Modeling riverine flood seasonality with mixtures of circular probability density functions

Preparing for and minimizing the negative impacts of flooding requires knowing when floods are likely to occur. However, exploratory analysis of seasons may yield spurious conclusions, and models of flood seasonality can be misleading if they fail to account for the cyclical nature of flood data or the possibility of multiple flood seasons in a year. We modeled the arrival times of floods at 4,505 sites along rivers in the United States using statistical models comprised of weighted combinations of circular von Mises distributions. Circular distributions address the periodicity of arrival time data, while mixture models provide the flexibility to fit multiple seasons and a validation framework to test their significance.
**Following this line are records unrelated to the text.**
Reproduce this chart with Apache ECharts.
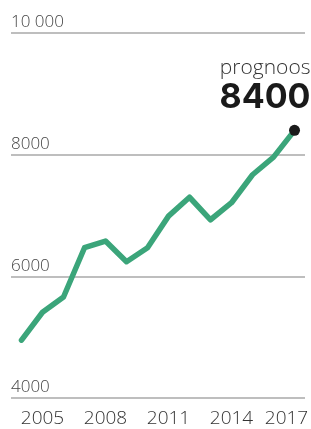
<!DOCTYPE html>
<html>
<head>
<meta charset="utf-8">
<script src="https://cdn.jsdelivr.net/npm/echarts@6/dist/echarts.min.js"></script>
<style>
  html, body { margin: 0; padding: 0; background: #fff; }
  #chart { width: 311px; height: 429px; }
</style>
</head>
<body>
<div id="chart"></div>
<script>
// aastad ja väärtused
var years = ['2004', '2005', '2006', '2007', '2008', '2009', '2010', '2011', '2012', '2013', '2014', '2015', '2016', '2017'];
var values = [4950, 5410, 5660, 6470, 6580, 6240, 6470, 6990, 7300, 6930, 7210, 7670, 7960, 8400];
var shownYears = ['2005', '2008', '2011', '2014', '2017'];
var forecastLabel = 'prognoos';

var chart = echarts.init(document.getElementById('chart'));
var last = values.length - 1;

chart.setOption({
    animation: false,
    grid: { left: 11, right: 0, top: 33, bottom: 31 },
    xAxis: {
        type: 'category',
        data: years.map(function (y) {
            // viimane silt veidi vasakule, et mahuks ära
            return y === '2017' ? { value: y, textStyle: { padding: [0, 16, 0, 0] } } : y;
        }),
        boundaryGap: true,
        axisLine: { show: false },
        axisTick: { show: false },
        axisLabel: {
            interval: function (idx, val) {
                return shownYears.indexOf(val) !== -1;
            },
            margin: 11,
            color: '#333',
            fontFamily: 'Open Sans',
            fontWeight: 300,
            fontSize: 19
        }
    },
    yAxis: {
        type: 'value',
        min: 4000,
        max: 10000,
        interval: 2000,
        axisLine: { show: false },
        axisTick: { show: false },
        splitLine: { lineStyle: { color: '#a8a8a8', width: 1.5 } },
        axisLabel: {
            inside: true,
            margin: 0,
            verticalAlign: 'bottom',
            padding: [0, 0, 2, 0],
            color: '#444',
            fontFamily: 'Open Sans',
            fontWeight: 300,
            fontSize: 17,
            formatter: function (v) {
                return v >= 10000 ? String(v).replace(/(\d+)(\d{3})$/, '$1 $2') : String(v);
            }
        }
    },
    series: [
        {
            type: 'line',
            data: values.map(function (v, i) {
                if (i !== last) return v;
                return {
                    value: v,
                    symbol: 'circle',
                    symbolSize: 11,
                    itemStyle: { color: '#1a1a1a' },
                    label: {
                        show: true,
                        position: 'top',
                        align: 'right',
                        offset: [16, -4],
                        formatter: function (p) {
                            return '{a|' + forecastLabel + '}\n{b|' + p.value + '}';
                        },
                        rich: {
                            a: { fontFamily: 'Open Sans', fontWeight: 300, fontSize: 21, color: '#333', align: 'right', lineHeight: 24 },
                            b: { fontFamily: 'Inter', fontWeight: 'bold', fontSize: 34, color: '#1a1a1a', align: 'right', lineHeight: 36 }
                        }
                    }
                };
            }),
            showSymbol: true,
            symbol: 'none',
            lineStyle: { color: '#3ba57a', width: 5.5, cap: 'round', join: 'round' },
            z: 3
        }
    ]
});
</script>
</body>
</html>
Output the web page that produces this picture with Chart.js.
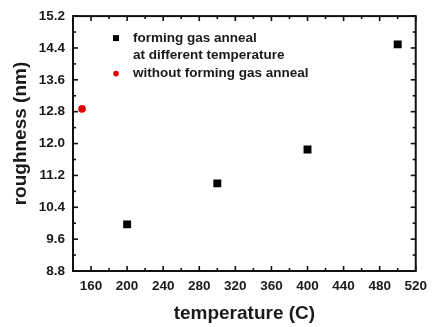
<!DOCTYPE html>
<html>
<head>
<meta charset="utf-8">
<script src="https://cdn.jsdelivr.net/npm/chart.js@4.4.1/dist/chart.umd.min.js"></script>
<style>
  html, body { margin: 0; padding: 0; background: #fff; }
  #wrap { width: 434px; height: 327px; }
</style>
</head>
<body>
<div id="wrap"><canvas id="roughChart"></canvas></div>
<script>
// values
const annealTemps = [200, 300, 400, 500];
const annealRoughness = [9.97, 11.0, 11.85, 14.49];
const plainTemps = [150];
const plainRoughness = [12.87];

const xTickValues = [160, 200, 240, 280, 320, 360, 400, 440, 480, 520];
const yTickValues = [8.8, 9.6, 10.4, 11.2, 12.0, 12.8, 13.6, 14.4, 15.2];

const seriesLabels = [
    ['forming gas anneal', 'at different temperature'],
    ['without forming gas anneal']
];
const yTitle = 'roughness (nm)';

const FONT = '"Liberation Sans", Arial, sans-serif';
const INK = '#1a1a1a';

// midpoints between major ticks -> minor ticks
function minorsOf(arr) {
    const out = [];
    for (let i = 1; i < arr.length; i++) out.push((arr[i - 1] + arr[i]) / 2);
    return out;
}

// box, inward ticks on all four sides, y title and the in-plot legend
const framePlugin = {
    id: 'frame',
    afterDraw(chart) {
        const { ctx, chartArea: a, scales: { x, y } } = chart;
        ctx.save();
        ctx.strokeStyle = '#111';
        ctx.lineWidth = 2;
        ctx.strokeRect(a.left, a.top, a.right - a.left, a.bottom - a.top);

        ctx.lineWidth = 1.6;
        const tick = (x1, y1, x2, y2) => {
            ctx.beginPath(); ctx.moveTo(x1, y1); ctx.lineTo(x2, y2); ctx.stroke();
        };
        xTickValues.forEach(v => {
            const px = x.getPixelForValue(v);
            tick(px, a.bottom, px, a.bottom - 5);
            tick(px, a.top, px, a.top + 5);
        });
        minorsOf(xTickValues).forEach(v => {
            const px = x.getPixelForValue(v);
            tick(px, a.bottom, px, a.bottom - 3);
            tick(px, a.top, px, a.top + 3);
        });
        yTickValues.forEach(v => {
            const py = y.getPixelForValue(v);
            tick(a.left, py, a.left + 5, py);
            tick(a.right, py, a.right - 5, py);
        });
        minorsOf(yTickValues).forEach(v => {
            const py = y.getPixelForValue(v);
            tick(a.left, py, a.left + 3, py);
            tick(a.right, py, a.right - 3, py);
        });

        // y axis title, sits a bit above the plot centre in the original
        ctx.save();
        ctx.translate(21, (a.top + a.bottom) / 2 - 10);
        ctx.rotate(-Math.PI / 2);
        ctx.font = 'bold 19px ' + FONT;
        ctx.fillStyle = INK;
        ctx.textAlign = 'center';
        ctx.textBaseline = 'middle';
        ctx.fillText(yTitle, 0, 0);
        ctx.restore();

        // legend
        const lx = a.left + 43, tx = a.left + 60;
        ctx.font = 'bold 13.5px ' + FONT;
        ctx.textBaseline = 'middle';
        ctx.textAlign = 'left';
        const rows = [a.top + 22, a.top + 39.5, a.top + 57.5];
        ctx.fillStyle = '#000';
        ctx.fillRect(lx - 3, rows[0] - 3, 6, 6);
        ctx.fillStyle = INK;
        ctx.fillText(seriesLabels[0][0], tx, rows[0]);
        ctx.fillText(seriesLabels[0][1], tx, rows[1]);
        ctx.fillStyle = '#e00000';
        ctx.beginPath(); ctx.arc(lx, rows[2], 2.8, 0, Math.PI * 2); ctx.fill();
        ctx.fillStyle = INK;
        ctx.fillText(seriesLabels[1][0], tx, rows[2]);
        ctx.restore();
    }
};

const tickFont = { family: FONT, size: 13.5, weight: 'bold' };
const titleFont = { family: FONT, size: 19, weight: 'bold' };

new Chart(document.getElementById('roughChart'), {
    type: 'scatter',
    data: {
        datasets: [
            {
                label: seriesLabels[0].join(' '),
                data: annealTemps.map((t, i) => ({ x: t, y: annealRoughness[i] })),
                pointStyle: 'rect',
                pointRadius: 5.6,
                backgroundColor: '#000',
                borderColor: '#000',
                borderWidth: 0
            },
            {
                label: seriesLabels[1][0],
                data: plainTemps.map((t, i) => ({ x: t, y: plainRoughness[i] })),
                pointStyle: 'circle',
                pointRadius: 3.8,
                backgroundColor: '#e00000',
                borderColor: '#e00000',
                borderWidth: 0
            }
        ]
    },
    options: {
        responsive: true,
        maintainAspectRatio: false,
        animation: false,
        layout: { padding: { top: 15, right: 15, left: 0, bottom: 0 } },
        plugins: {
            legend: { display: false },
            tooltip: { enabled: false }
        },
        scales: {
            x: {
                type: 'linear',
                min: 140,
                max: 520,
                afterBuildTicks: s => { s.ticks = xTickValues.map(v => ({ value: v })); },
                afterFit: s => { s.height = 56; },
                grid: { display: false, drawTicks: false },
                border: { display: false },
                ticks: {
                    font: tickFont,
                    color: INK,
                    padding: 7,
                    maxRotation: 0,
                    autoSkip: false
                },
                title: {
                    display: true,
                    text: 'temperature (C)',
                    font: titleFont,
                    color: INK,
                    padding: { top: 0, bottom: 2 }
                }
            },
            y: {
                min: 8.8,
                max: 15.2,
                afterBuildTicks: s => { s.ticks = yTickValues.map(v => ({ value: v })); },
                afterFit: s => { s.width = 73; },
                grid: { display: false, drawTicks: false },
                border: { display: false },
                ticks: {
                    font: tickFont,
                    color: INK,
                    padding: 8,
                    autoSkip: false,
                    callback: v => v.toFixed(1)
                },
                title: { display: false }
            }
        }
    },
    plugins: [framePlugin]
});
</script>
</body>
</html>
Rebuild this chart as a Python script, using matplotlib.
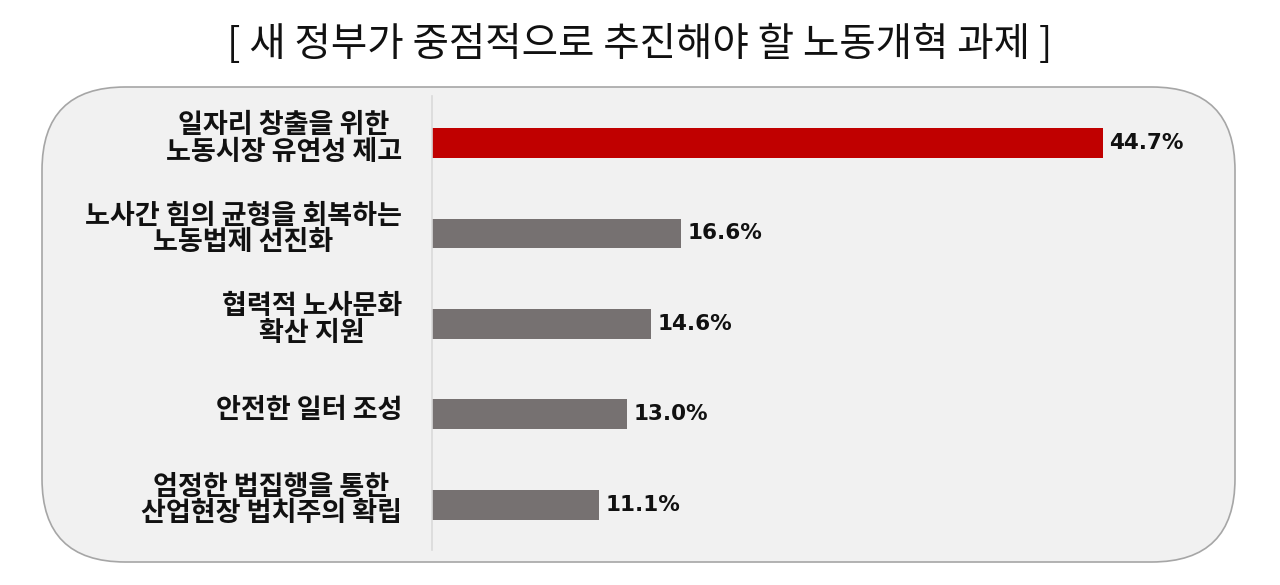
import matplotlib
matplotlib.use("Agg")
import matplotlib.pyplot as plt
from matplotlib.patches import FancyBboxPatch

plt.rcParams['font.family'] = ['Noto Sans CJK KR', 'DejaVu Sans']

# data
title = "[ 새 정부가 중점적으로 추진해야 할 노동개혁 과제 ]"
categories = [
    "일자리 창출을 위한\n노동시장 유연성 제고",
    "노사간 힘의 균형을 회복하는\n노동법제 선진화",
    "협력적 노사문화\n확산 지원",
    "안전한 일터 조성",
    "엄정한 법집행을 통한\n산업현장 법치주의 확립",
]
values = [44.7, 16.6, 14.6, 13.0, 11.1]
colors = ["#C00000", "#767171", "#767171", "#767171", "#767171"]

W, H = 1280, 585
fig = plt.figure(figsize=(W / 100, H / 100), dpi=100)

# rounded panel behind the chart
box = FancyBboxPatch((42 / W, (H - 562) / H), (1235 - 42) / W, (562 - 87) / H,
                     boxstyle="round,pad=0,rounding_size=0.065",
                     transform=fig.transFigure, facecolor="#F1F1F1",
                     edgecolor="#A6A6A6", linewidth=1.2,
                     mutation_aspect=W / H, zorder=-1)
fig.patches.append(box)

fig.text(0.5, (H - 45) / H, title, ha="center", va="center", fontsize=28.5,
         color="#111111")

ax = fig.add_axes([432 / W, (H - 550) / H, 800 / W, (550 - 96) / H])
ax.patch.set_alpha(0)
y = list(range(len(values)))
ax.barh(y, values, height=0.33, color=colors)
ax.set_xlim(0, 800 / 15)
ax.set_ylim(4.5, -0.52)
for s in ["top", "right", "bottom"]:
    ax.spines[s].set_visible(False)
ax.spines["left"].set_color("#D9D9D9")
ax.spines["left"].set_linewidth(1.2)
ax.set_xticks([])
ax.set_yticks([])

for i, (lab, v) in enumerate(zip(categories, values)):
    ax.text(-2.0, i - 0.05, lab, ha="right", va="center", multialignment="center",
            fontsize=19.5, fontweight="bold", color="#111111", linespacing=0.93)
    ax.text(v + 0.45, i, f"{v:.1f}%", ha="left", va="center",
            fontsize=15.5, fontweight="bold", color="#111111",
            family=["DejaVu Sans"])

fig.savefig("out.png", dpi=100)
Nearly half of all sites we modeled optimized with at least a secondary flood season, a fact hidden by analyses that neglect or conflate multiple seasons. We found spatiotemporal patterns in the modeled dates of elevated flood hazard, which point to common flood-generating mechanisms. Partitioning sites by their modeled flood seasonalities yielded 6–7 clusters of sites along United States rivers with similar flood season numbers, dates, and durations. Results varied depending on whether floods were defined by annual maxima or peaks-over-threshold, and on the threshold chosen. Models of river flood seasonality and the spatial patterns they reveal are potentially useful in informing the timing of infrastructure maintenance, in risk-sharing via financial instruments, and in estimating the likelihood of compound events.